FXS could obviously introduce more explicit and complex “pooling resources” type mechanics, and we could theory craft those bad boys all day long.

But there’s something much simpler FXS could do. Bring back a few more projects / victory conditions where you build a few things in parallel across multiple Cities.

I think a start would be bringing back parallel projects for Space Victories. But you could also have other “Mega Projects” or “Mega Wonders” that require three component structures that have to be built across multiple Cities. Like, maybe building the GDR requires three projects to be completed that can only be completed by Cities with an Industrial Zone. Maybe Special Wonders, but they have three separate tiles that must be built in three nearby Cities, and they don’t provide any benefit unless you own all three parts.

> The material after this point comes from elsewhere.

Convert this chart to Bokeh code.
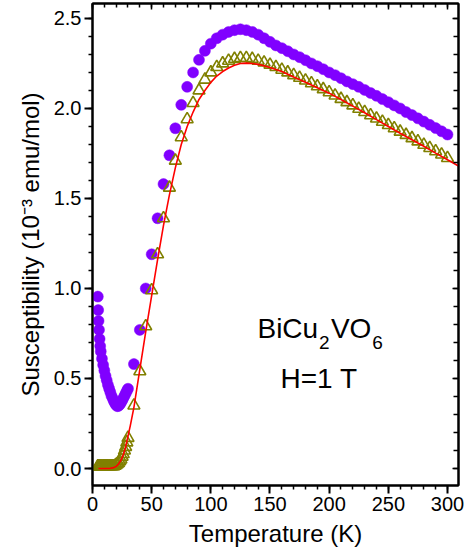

Anyway. My OP was more about how FXS seems to have ditched certain early design decisions. The changes to SV seem particularly wrong headed.
 
Well, you could get both worlds (solo vs group) by having the production bucket of X for a project and then allowing all cities within range to contribute. (This could be empire wide, within 6 tiles, within N tiles but a 10% drop off in efficiency per tile, same continent, etc.)
 
Well, you could get both worlds (solo vs group) by having the production bucket of X for a project and then allowing all cities within range to contribute. (This could be empire wide, within 6 tiles, within N tiles but a 10% drop off in efficiency per tile, same continent, etc.)

That would be super cool. I think the trick would just be coming up with a way to implement it which isn't super complicated.

Maybe there could be separate "support" projects. So, when you run them, you actually boost other Cities that have x building or have a Governor, things like that. Bit like the current "Logistics Project" for Industrial Zones, but you help other Cities not the City running the Project.

Or, maybe the "mystery highly anticipated and 50:50 chance of getting it" Third Expansion will have proper Regional Mechanics, along with Ideologies, Better Economics and Economic Victory, Better Trade Routes, Corporations, Trebuchets, Character Classes for your Leader (Gilgamesh as a Barbarian-Bard-Cavalier), New Space Victory Options where you can choose to settled different planets and then play them out using a modified BE set up, and a Research Project where you create an AI which rapidly gains self-awareness by 2:12 EDT and triggers a global nuclear war and then precedes to wipe out humanity so you have to send Harald Hardrada back to the Classic Era to rescue Queen Victoria so she can lead the Human Resistance to overthrow the AI overlord by building more Theatre Squares and Maori Heads.

Fingers crossed.

(Okay. So I was serious to the first two paragraphs, but then Cabin Fever took over on the last two. But more seriously, I would be very happy to see a Third Expansion allow a bit more pooling between Cities and / or Regional Mechanics, along with something along the lines of Core Cities / Colonial Cities / Vassal Cities. The game really is missing something around differentiating Cities and manipulating how you think them, particularly given Railways, Canals etc. really didn't actually do much to emphasise linking Cities etc.).